*Task goal*
Copy out the data exactly, leaving the pictures behind.

*Collected material*
[start]

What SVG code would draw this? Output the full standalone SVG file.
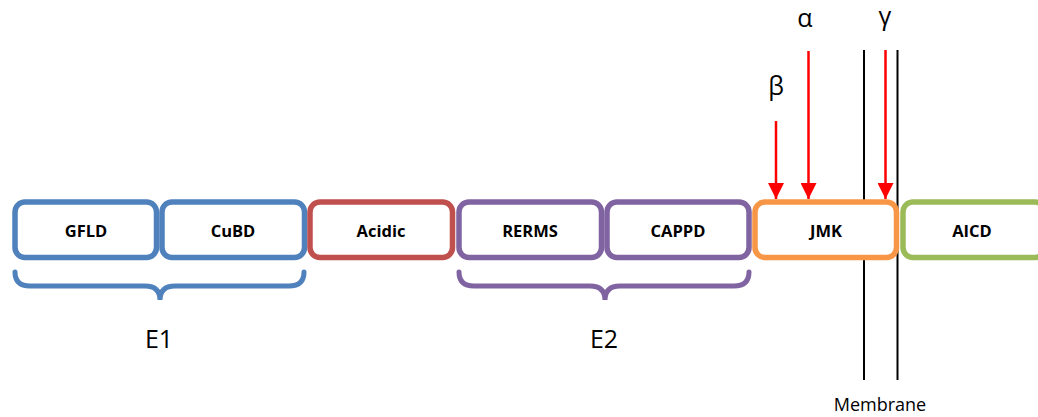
<svg xmlns="http://www.w3.org/2000/svg" width="1038" height="417" viewBox="0 0 1038 417">
  <style>
    .box { fill: #ffffff; stroke-width: 5.5; }
    .lbl { font-family: "Open Sans", "Liberation Sans", sans-serif; font-weight: bold; font-size: 16.5px; text-anchor: middle; dominant-baseline: central; fill: #000000; }
    .big { font-family: "Open Sans", "Liberation Sans", sans-serif; font-size: 25px; text-anchor: middle; fill: #000000; }
    .brace { fill: none; stroke-width: 5; stroke-linecap: round; }
    .mem { stroke: #000000; stroke-width: 2; }
    .cut { stroke: #ff0000; stroke-width: 2.5; fill: none; }
  </style>
  <defs>
    <marker id="redHead" markerUnits="userSpaceOnUse" markerWidth="16" markerHeight="16" viewBox="0 0 16 16" refX="16" refY="8" orient="auto">
      <path d="M0,0 L16,8 L0,16 Z" fill="#ff0000"/>
    </marker>
  </defs>

  <!-- membrane bilayer -->
  <g id="membrane">
    <line class="mem" x1="864" y1="50" x2="864" y2="380"/>
    <line class="mem" x1="897.5" y1="50" x2="897.5" y2="380"/>
    <text x="880" y="411" font-family="Open Sans, Liberation Sans, sans-serif" font-size="18" text-anchor="middle">Membrane</text>
  </g>

  <!-- domains -->
  <g id="gfld">
    <rect class="box" x="15" y="202" width="141.5" height="55.5" rx="10" stroke="#4F81BD"/>
    <text class="lbl" x="86" y="230">GFLD</text>
  </g>
  <g id="cubd">
    <rect class="box" x="162" y="202" width="142.5" height="55.5" rx="10" stroke="#4F81BD"/>
    <text class="lbl" x="233" y="230">CuBD</text>
  </g>
  <g id="acidic">
    <rect class="box" x="310" y="202" width="142.5" height="55.5" rx="10" stroke="#C0504D"/>
    <text class="lbl" x="381" y="230">Acidic</text>
  </g>
  <g id="rerms">
    <rect class="box" x="459" y="202" width="142.5" height="55.5" rx="10" stroke="#8064A2"/>
    <text class="lbl" x="530" y="230">RERMS</text>
  </g>
  <g id="cappd">
    <rect class="box" x="607" y="202" width="142" height="55.5" rx="10" stroke="#8064A2"/>
    <text class="lbl" x="678" y="230">CAPPD</text>
  </g>
  <g id="jmk">
    <rect class="box" x="755" y="202" width="141.5" height="55.5" rx="10" stroke="#F79646"/>
    <text class="lbl" x="826" y="230">JMK</text>
  </g>
  <g id="aicd">
    <rect class="box" x="903" y="202" width="142" height="55.5" rx="10" stroke="#9BBB59"/>
    <text class="lbl" x="972" y="230">AICD</text>
  </g>

  <!-- extracellular region braces -->
  <g id="e1">
    <path class="brace" stroke="#4F81BD" d="M15,272 Q15,286 30,286 L145,286 Q160,286 160,300 Q160,286 175,286 L289,286 Q304,286 304,272"/>
    <text class="big" x="159" y="348">E1</text>
  </g>
  <g id="e2">
    <path class="brace" stroke="#8064A2" d="M459,272 Q459,286 474,286 L590,286 Q605,286 605,300 Q605,286 620,286 L734,286 Q749,286 749,272"/>
    <text class="big" x="604" y="348">E2</text>
  </g>

  <!-- secretase cleavage sites -->
  <g id="connectors">
    <line class="cut" x1="776" y1="121" x2="776" y2="199" marker-end="url(#redHead)"/>
    <line class="cut" x1="808.5" y1="51" x2="808.5" y2="199" marker-end="url(#redHead)"/>
    <line class="cut" x1="885.5" y1="50" x2="885.5" y2="199" marker-end="url(#redHead)"/>
  </g>
  <g id="site-labels">
    <text class="big" x="776" y="95">β</text>
    <text class="big" x="805" y="27">α</text>
    <text class="big" x="885" y="25">γ</text>
  </g>
</svg>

[end]

*Answer to the problem*
What SVG code would draw this? Output the full standalone SVG file.
<svg xmlns="http://www.w3.org/2000/svg" width="1038" height="417" viewBox="0 0 1038 417">
  <style>
    .box { fill: #ffffff; stroke-width: 5.5; }
    .lbl { font-family: "Open Sans", "Liberation Sans", sans-serif; font-weight: bold; font-size: 16.5px; text-anchor: middle; dominant-baseline: central; fill: #000000; }
    .big { font-family: "Open Sans", "Liberation Sans", sans-serif; font-size: 25px; text-anchor: middle; fill: #000000; }
    .brace { fill: none; stroke-width: 5; stroke-linecap: round; }
    .mem { stroke: #000000; stroke-width: 2; }
    .cut { stroke: #ff0000; stroke-width: 2.5; fill: none; }
  </style>
  <defs>
    <marker id="redHead" markerUnits="userSpaceOnUse" markerWidth="16" markerHeight="16" viewBox="0 0 16 16" refX="16" refY="8" orient="auto">
      <path d="M0,0 L16,8 L0,16 Z" fill="#ff0000"/>
    </marker>
  </defs>

  <!-- membrane bilayer -->
  <g id="membrane">
    <line class="mem" x1="864" y1="50" x2="864" y2="380"/>
    <line class="mem" x1="897.5" y1="50" x2="897.5" y2="380"/>
    <text x="880" y="411" font-family="Open Sans, Liberation Sans, sans-serif" font-size="18" text-anchor="middle">Membrane</text>
  </g>

  <!-- domains -->
  <g id="gfld">
    <rect class="box" x="15" y="202" width="141.5" height="55.5" rx="10" stroke="#4F81BD"/>
    <text class="lbl" x="86" y="230">GFLD</text>
  </g>
  <g id="cubd">
    <rect class="box" x="162" y="202" width="142.5" height="55.5" rx="10" stroke="#4F81BD"/>
    <text class="lbl" x="233" y="230">CuBD</text>
  </g>
  <g id="acidic">
    <rect class="box" x="310" y="202" width="142.5" height="55.5" rx="10" stroke="#C0504D"/>
    <text class="lbl" x="381" y="230">Acidic</text>
  </g>
  <g id="rerms">
    <rect class="box" x="459" y="202" width="142.5" height="55.5" rx="10" stroke="#8064A2"/>
    <text class="lbl" x="530" y="230">RERMS</text>
  </g>
  <g id="cappd">
    <rect class="box" x="607" y="202" width="142" height="55.5" rx="10" stroke="#8064A2"/>
    <text class="lbl" x="678" y="230">CAPPD</text>
  </g>
  <g id="jmk">
    <rect class="box" x="755" y="202" width="141.5" height="55.5" rx="10" stroke="#F79646"/>
    <text class="lbl" x="826" y="230">JMK</text>
  </g>
  <g id="aicd">
    <rect class="box" x="903" y="202" width="142" height="55.5" rx="10" stroke="#9BBB59"/>
    <text class="lbl" x="972" y="230">AICD</text>
  </g>

  <!-- extracellular region braces -->
  <g id="e1">
    <path class="brace" stroke="#4F81BD" d="M15,272 Q15,286 30,286 L145,286 Q160,286 160,300 Q160,286 175,286 L289,286 Q304,286 304,272"/>
    <text class="big" x="159" y="348">E1</text>
  </g>
  <g id="e2">
    <path class="brace" stroke="#8064A2" d="M459,272 Q459,286 474,286 L590,286 Q605,286 605,300 Q605,286 620,286 L734,286 Q749,286 749,272"/>
    <text class="big" x="604" y="348">E2</text>
  </g>

  <!-- secretase cleavage sites -->
  <g id="connectors">
    <line class="cut" x1="776" y1="121" x2="776" y2="199" marker-end="url(#redHead)"/>
    <line class="cut" x1="808.5" y1="51" x2="808.5" y2="199" marker-end="url(#redHead)"/>
    <line class="cut" x1="885.5" y1="50" x2="885.5" y2="199" marker-end="url(#redHead)"/>
  </g>
  <g id="site-labels">
    <text class="big" x="776" y="95">β</text>
    <text class="big" x="805" y="27">α</text>
    <text class="big" x="885" y="25">γ</text>
  </g>
</svg>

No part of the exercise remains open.